3 de junho de 2017

Henricus Isaac Nell Tempo Di Lorenzo De’ Medici & Maximilian I, 1450-1519 (Alia Vox, 2017)


Não se sabe bem onde começa nem acaba, esta antologia. Aponta 1450 como possível data de nascimento de Isaac, mas anuncia-se através de ‘Palle, palle’, elemento heráldico e grito de guerra dos Médici, mecenas do compositor a partir de 1485. Talvez seja um comentário ao relativo esquecimento em que nos últimos anos caiu a sua obra quando comparada à de Desprez, Obrecht ou de la Rue – ou, melhor, à forma em como o entendimento daquilo que produziu parece depender exclusivamente da biografia dos grandes protetores das artes do Renascimento.

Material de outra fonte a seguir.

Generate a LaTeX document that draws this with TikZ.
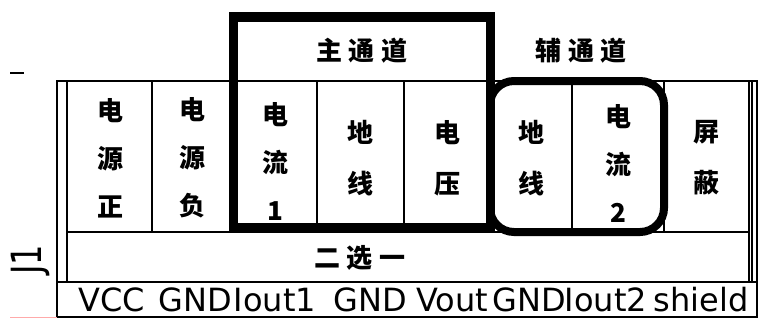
\documentclass[tikz,border=0pt]{standalone}
\usepackage{fontspec}
\setmainfont{DejaVu Sans}
\newfontfamily\cjk{Noto Sans CJK SC}
\usetikzlibrary{positioning}
\definecolor{pinkline}{RGB}{255,170,170}

\begin{document}
\begin{tikzpicture}[x=1pt, y=-1pt, line width=1.3pt,
	zh/.style={font=\cjk\bfseries\fontsize{26}{48}\selectfont, align=center, inner sep=0pt},
	zhwide/.style={zh, font=\cjk\bfseries\fontsize{26}{51}\selectfont},
	pinlbl/.style={font=\fontsize{32}{32}\selectfont, anchor=base, inner sep=0pt},
	chanbox/.style={line width=9.5pt},
	auxbox/.style={line width=8pt, rounded corners=24pt}]
	\useasboundingbox (0,0) rectangle (760,322);
	% frame of the connector
	\draw (57,81) rectangle (757,317); \draw (67,81) rectangle (749,282);
	\draw (752,81) -- (752,282); \draw (57,282) -- (757,282);
	\draw (67,232) -- (749,232);
	\foreach \x in {152,233,317,404,490,572,664} \draw (\x,81) -- (\x,232);
	\draw (10,73) -- (24,73); \draw[pinkline, line width=1pt] (10,317) -- (57,317);
	% channels
	\draw[chanbox] (233.5,17) rectangle (490.5,227.5);
	\draw[auxbox] (490,81) rectangle (664,232);
	\node[zh] (main) at (362,51) {主\hspace{7pt}通\hspace{7pt}道};
	\node[zh] (aux) at (581,51) {辅\hspace{7pt}通\hspace{7pt}道};
	% cells
	\node[zh] (vpos) at (110,158) {电\\源\\正};
	\node[zh] (vneg) at (192,158) {电\\源\\负};
	\node[zh] (cur1) at (275,161) {电\\流\\1};
	\node[zhwide] (gnd1) at (360,158) {地\\线};
	\node[zhwide] (vout) at (447,158) {电\\压};
	\node[zhwide] (gnd2) at (531,158) {地\\线};
	\node[zh] (cur2) at (618,163) {电\\流\\2};
	\node[zhwide] (shld) at (706,158) {屏\\蔽};
	\node[zh] (sel) at (360,258) {二\hspace{7pt}选\hspace{7pt}一};
	% pins
	\node[pinlbl] (p1) at (112,311) {VCC}; \node[pinlbl] (p2) at (195,311) {GND};
	\node[pinlbl] (p3) at (275,311) {Iout1}; \node[pinlbl] (p4) at (370,311) {GND};
	\node[pinlbl] (p5) at (452,311) {Vout}; \node[pinlbl] (p6) at (529,311) {GND};
	\node[pinlbl] (p7) at (606,311) {Iout2}; \node[pinlbl] (p8) at (701,311) {shield};
	\node[font=\fontsize{32}{32}\selectfont, rotate=90, inner sep=0pt] (ref) at (31,260) {\scalebox{1}[1.3]{J1}};
\end{tikzpicture}
\end{document}
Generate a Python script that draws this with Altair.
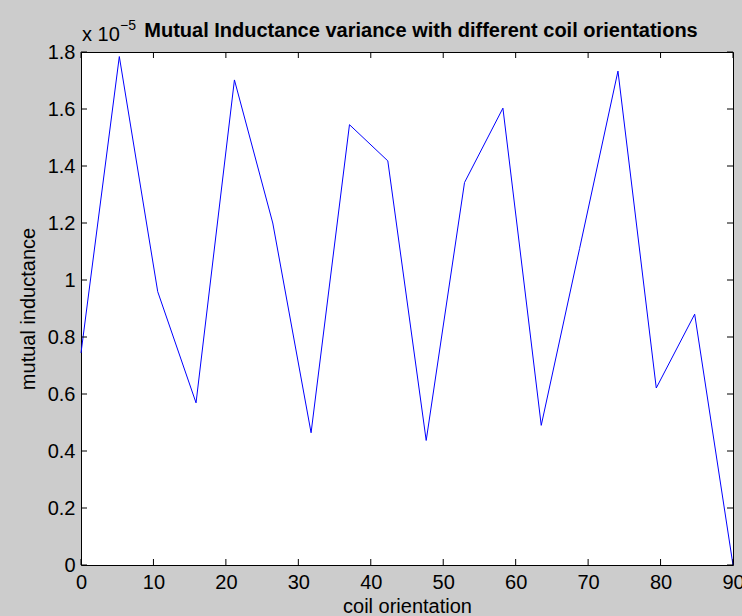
import altair as alt
import pandas as pd

# coil orientation (degrees)
orientation = [0, 5.29, 10.59, 15.88, 21.18, 26.47, 31.76, 37.06, 42.35,
               47.65, 52.94, 58.24, 63.53, 68.82, 74.12, 79.41, 84.71, 90]
# mutual inductance, in units of 1e-5
inductance_e5 = [0.744, 1.784, 0.959, 0.569, 1.702, 1.200, 0.464, 1.545, 1.418,
                 0.437, 1.342, 1.603, 0.490, 1.110, 1.733, 0.621, 0.880, 0.0]
x_ticks = [0, 10, 20, 30, 40, 50, 60, 70, 80, 90]
y_ticks_e5 = [0, 0.2, 0.4, 0.6, 0.8, 1.0, 1.2, 1.4, 1.6, 1.8]

title_text = "Mutual Inductance variance with different coil orientations"
x_title = "coil orientation"
y_title = "mutual inductance"

W, H = 652, 513
FONT = "Liberation Sans"
TL = 6  # inward tick length

df = pd.DataFrame({"x": orientation, "y": [v * 1e-5 for v in inductance_e5]})
xt = pd.DataFrame({"x": x_ticks})
yt = pd.DataFrame({"y": [v * 1e-5 for v in y_ticks_e5]})

xscale = alt.Scale(domain=[0, 90], nice=False, zero=False)
yscale = alt.Scale(domain=[0, 1.8e-5], nice=False, zero=False)

xaxis = alt.Axis(values=x_ticks, ticks=False, domain=False, grid=False,
                 labelPadding=7, title=x_title, titlePadding=4,
                 labelFlush=False, labelOverlap=False)
yaxis = alt.Axis(values=[v * 1e-5 for v in y_ticks_e5], ticks=False,
                 domain=False, grid=False, labelPadding=6,
                 labelExpr="format(datum.value * 1e5, '.1~f')",
                 title=y_title, titlePadding=9, labelFlush=False,
                 labelOverlap=False)

X = alt.X("x:Q", scale=xscale, axis=xaxis)
Y = alt.Y("y:Q", scale=yscale, axis=yaxis)

line = alt.Chart(df).mark_line(color="#0000ff", strokeWidth=1).encode(x=X, y=Y)

ytick_l = alt.Chart(yt).mark_rule(color="black", strokeWidth=1).encode(
    y=Y, x=alt.value(0), x2=alt.value(TL))
ytick_r = alt.Chart(yt).mark_rule(color="black", strokeWidth=1).encode(
    y=Y, x=alt.value(W - TL), x2=alt.value(W))
xtick_b = alt.Chart(xt).mark_rule(color="black", strokeWidth=1).encode(
    x=X, y=alt.value(H), y2=alt.value(H - TL))
xtick_t = alt.Chart(xt).mark_rule(color="black", strokeWidth=1).encode(
    x=X, y=alt.value(0), y2=alt.value(TL))

title = alt.Chart(pd.DataFrame({"t": [title_text]})).mark_text(
    font=FONT, fontSize=20, fontWeight="bold", align="center", baseline="alphabetic",
    color="black").encode(text="t:N", x=alt.value(340), y=alt.value(-15))
mult = alt.Chart(pd.DataFrame({"t": ["x 10"]})).mark_text(
    font=FONT, fontSize=20, align="left", baseline="alphabetic",
    color="black").encode(text="t:N", x=alt.value(1), y=alt.value(-11))
expo = alt.Chart(pd.DataFrame({"t": ["\u22125"]})).mark_text(
    font=FONT, fontSize=14, align="left", baseline="alphabetic",
    color="black").encode(text="t:N", x=alt.value(39), y=alt.value(-22))

chart = alt.layer(line, ytick_l, ytick_r, xtick_b, xtick_t, title, mult, expo).properties(
    width=W, height=H,
    autosize=alt.AutoSizeParams(type="none"),
    padding={"left": 81, "top": 52, "right": 9, "bottom": 51},
    background="#cccccc",
).configure_view(fill="white", stroke="black", strokeWidth=1).configure_axis(
    labelFont=FONT, labelFontSize=20, labelColor="black",
    titleFont=FONT, titleFontSize=20, titleFontWeight="normal", titleColor="black",
)

chart.save("out.html", embed_options={"renderer": "svg", "actions": False})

Daí, a subordinação titular às figuras de Lourenço, o Magnífico, e de Maximiliano I, seus patronos. Seja como for, prolonga-se até 1519, no papel, tornando-se extensiva à coroação de Carlos I de Espanha como Imperador, bem como aos ecos daquela “trombeta da verdade”, nas precipitadas palavras de Erasmo de Roterdão, que se pressentia nas teses de Lutero. Como é óbvio, o efeito é perverso. Aliás, as duas últimas peças no CD são contrafacta protestantes: “O Welt, ich muss dich lassen” (a partir de “Innsbruck, ich muss dich lassen” e publicada num hinário luterano de meados do século XVI) e “Christus, filius Dei” (a partir de “Virgo prudentíssima”, omitindo a referência mariana, e divulgada em Nuremberga por volta de 1538). Isto, porque Isaac tinha falecido em 1517, meses antes da Reforma. Não obstante, Jordi Savall dá mostras de querer honrar um facto indesmentível: não fosse a relação de Isaac com a Casa de Habsburgo, o que o transformou numa espécie de símbolo avuncular para sucessivas gerações de instrumentistas, cantores e compositores no Sacro Império Romano-Germânico, e é perfeitamente possível que não se tivesse tornado naquela exceção à regra identificada por Peter Phillips (dos Tallis Scholars) num texto a assinalar o quingentésimo aniversário da sua morte: a do compositor renascentista cuja reputação não se apagou com a extinção da era que o viu nascer. Escute-se aqui “Quis dabit capiti meo aquam”, “Angeli, archangeli” ou “Optime divino”, em inspiradas orquestrações de Savall, e ter-se-á a medida exata dessa transcendência.